1. Open the Command Prompt as Administrator

2. Run chkntfs on the bad drive

  • chkntfs checks the file system to see if there are any “dirty” bits
  • If the status come back “[Drive] is dirty” or even “[Drive] is clean, go to step 3

3. Run the read-only chkdsk (chkdsk [Drive Letter:]) to make sure in fact that the drive is having an issue

  • chkdsk verifies the file system integrity of a volume and fixes logical file system errors
  • If the chkdsk (drive Letter) comes back with an error, run the chkdsk /f command

4. Call the customer to see when we can reboot their server so the chkdsk can run

5. After the reboot happens, watch the Event Viewer for a couple of days to see if the Event ID 55 comes back.

  • If it doesn’t, you can close the ticket
  • If it does, try running the command chkdsk /r

6. Open command prompt as administrator

7. Run the command chkdsk /r

  • What that does is it locates bad sectors and recovers readable information by checking the entire disk surface for bad sectors and attempt to repair or work around any that it finds, if it can

8. Again you might need to reboot the computer again

9. Repeat Step 7 and watch to see if the NTFS errors come back

 

Driver Detected a Controller Error – KB1039904

KB1039904

Description:  The controller that controls your hard drive – Storage event saying that it’s going bad

Common customer description: Hard drive is making a funny sound

Noticing errors in Event Viewer

Probing questions: Was this a recent occurrence?

Was there any recent power outages/surges/brownouts?

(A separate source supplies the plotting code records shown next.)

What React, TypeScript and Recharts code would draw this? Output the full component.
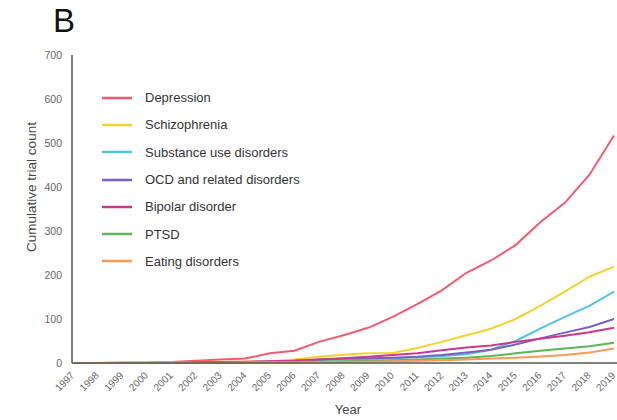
import React from 'react';
import { Line, LineChart, XAxis, YAxis } from 'recharts';

const years = [
  '1997', '1998', '1999', '2000', '2001', '2002', '2003', '2004', '2005', '2006', '2007', '2008',
  '2009', '2010', '2011', '2012', '2013', '2014', '2015', '2016', '2017', '2018', '2019',
];

const depression = [0, 0, 1, 1, 2, 5, 8, 10, 22, 28, 48, 63, 80, 105, 134, 165, 205, 233, 268, 320, 364, 428, 517];
const schizophrenia = [0, 0, 0, 0, 1, 2, 3, 3, 4, 8, 14, 19, 22, 23, 34, 48, 63, 78, 100, 130, 162, 196, 219];
const substance = [0, 0, 0, 0, 0, 1, 1, 2, 3, 4, 6, 8, 9, 11, 13, 16, 20, 30, 50, 78, 105, 130, 162];
const ocd = [0, 0, 0, 0, 0, 1, 1, 2, 3, 5, 8, 10, 11, 12, 14, 18, 24, 30, 42, 56, 69, 82, 100];
const bipolar = [0, 0, 0, 0, 0, 1, 2, 3, 4, 5, 8, 11, 14, 18, 22, 29, 35, 40, 48, 55, 62, 70, 80];
const ptsd = [0, 0, 0, 0, 0, 0, 1, 1, 2, 2, 3, 4, 5, 6, 8, 10, 12, 16, 22, 28, 33, 38, 46];
const eating = [0, 0, 0, 0, 0, 0, 0, 1, 1, 1, 2, 2, 3, 4, 5, 6, 8, 10, 12, 15, 18, 24, 33];

const yTicks = [0, 100, 200, 300, 400, 500, 600, 700];

const series = [
  { key: 'depression', name: 'Depression', color: '#f45a6f', values: depression },
  { key: 'schizophrenia', name: 'Schizophrenia', color: '#f3d22b', values: schizophrenia },
  { key: 'substance', name: 'Substance use disorders', color: '#4fc3e2', values: substance },
  { key: 'ocd', name: 'OCD and related disorders', color: '#7a5fc7', values: ocd },
  { key: 'bipolar', name: 'Bipolar disorder', color: '#c93a8b', values: bipolar },
  { key: 'ptsd', name: 'PTSD', color: '#5db55b', values: ptsd },
  { key: 'eating', name: 'Eating disorders', color: '#f99a57', values: eating },
];

const data = years.map((year, i) => {
  const row: Record<string, string | number> = { year };
  series.forEach((s) => {
    row[s.key] = s.values[i];
  });
  return row;
});

const FONT = '"Liberation Sans", Arial, sans-serif';

function YearTick({ x, y, payload }: any) {
  const ax = x + 2;
  const ay = y + 11;
  return (
    <text
      x={ax}
      y={ay}
      transform={`rotate(-45 ${ax} ${ay})`}
      textAnchor="end"
      fontSize={10}
      fill="#666"
      fontFamily={FONT}
    >
      {payload.value}
    </text>
  );
}

// legend drawn as a plain list so it keeps the series order and takes no plot space
function SeriesLegend() {
  return (
    <div
      style={{
        position: 'absolute',
        left: 102,
        top: 84,
        fontFamily: FONT,
        fontSize: 13,
        color: '#333',
      }}
    >
      {series.map((s) => (
        <div key={s.key} style={{ display: 'flex', alignItems: 'center', height: 27.3 }}>
          <svg width={30} height={4} style={{ marginRight: 13 }}>
            <line x1={0} y1={2} x2={30} y2={2} stroke={s.color} strokeWidth={2.5} />
          </svg>
          <span>{s.name}</span>
        </div>
      ))}
    </div>
  );
}

export default function App() {
  return (
    <div
      style={{
        position: 'absolute',
        left: 0,
        top: 0,
        width: 617,
        height: 420,
        overflow: 'hidden',
        background: '#fff',
      }}
    >
      <div
        style={{
          position: 'absolute',
          left: 53,
          top: 2,
          fontFamily: FONT,
          fontSize: 33,
          color: '#111',
          lineHeight: '38px',
        }}
      >
        B
      </div>
      <LineChart width={624} height={420} data={data} margin={{ top: 55, right: 0, left: 0, bottom: 0 }}>
        <XAxis
          dataKey="year"
          height={57}
          padding={{ left: 1, right: 10 }}
          axisLine={{ stroke: '#555', strokeWidth: 1.5 }}
          tickLine={false}
          tickSize={0}
          interval={0}
          tick={<YearTick />}
          label={{
            content: () => (
              <text x={348} y={414} textAnchor="middle" fontSize={13} fill="#444" fontFamily={FONT}>
                Year
              </text>
            ),
          }}
        />
        <YAxis
          width={72}
          domain={[0, 700]}
          ticks={yTicks}
          interval={0}
          axisLine={{ stroke: '#555', strokeWidth: 1.5 }}
          tickLine={false}
          tickSize={0}
          tickMargin={10}
          tick={{ fontSize: 10.5, fill: '#666', fontFamily: FONT }}
          label={{
            content: () => (
              <text
                x={36}
                y={187}
                transform="rotate(-90 36 187)"
                textAnchor="middle"
                fontSize={13.5}
                fill="#444"
                fontFamily={FONT}
              >
                Cumulative trial count
              </text>
            ),
          }}
        />
        {series.map((s) => (
          <Line
            key={s.key}
            dataKey={s.key}
            name={s.name}
            stroke={s.color}
            strokeWidth={2}
            dot={false}
            type="linear"
            isAnimationActive={false}
          />
        ))}
      </LineChart>
      <SeriesLegend />
    </div>
  );
}
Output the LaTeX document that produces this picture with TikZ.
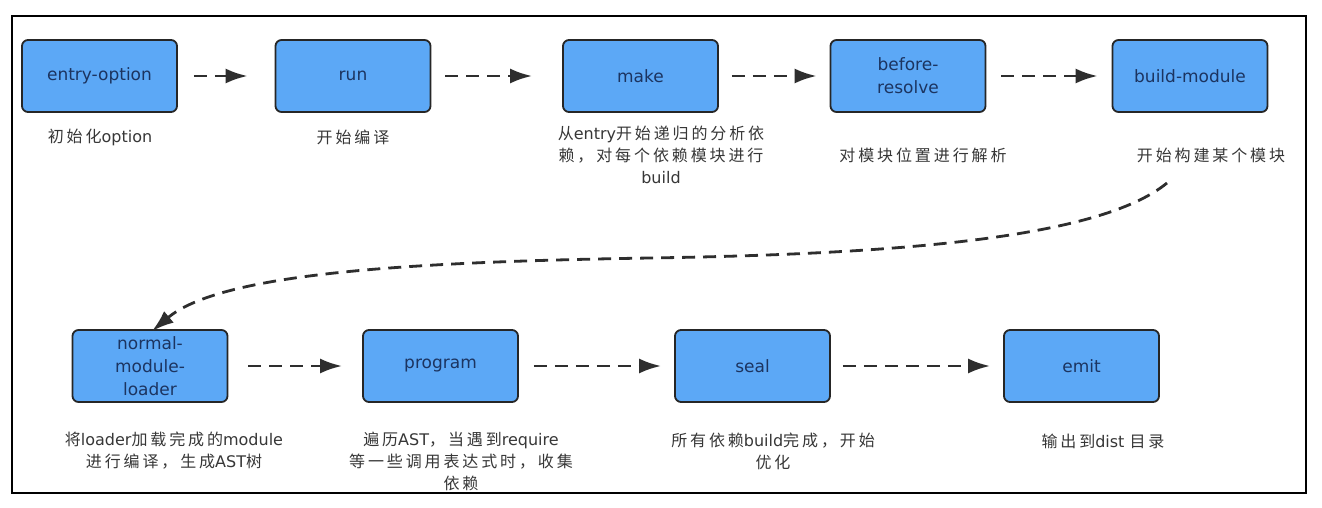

Steps to isolate: Check previous tickets

Check HP System Management or Dell Server Administrator

Check Event Viewer

Steps to resolve:

1. Like majority of all the alerts you will encounter, check HP System Management or Dell Server Administrator.

  • Is there any issues with the hard drives?

2. If not, check to make sure that the Firmware and the Driver are up-to-date — if they are out of date, it has been known to cause false alerts.

  • If they are out of date, install the latest firmware and/or driver

3. If there are no errors in HP System Management or Dell Server Administrator, check Event Viewer for errors.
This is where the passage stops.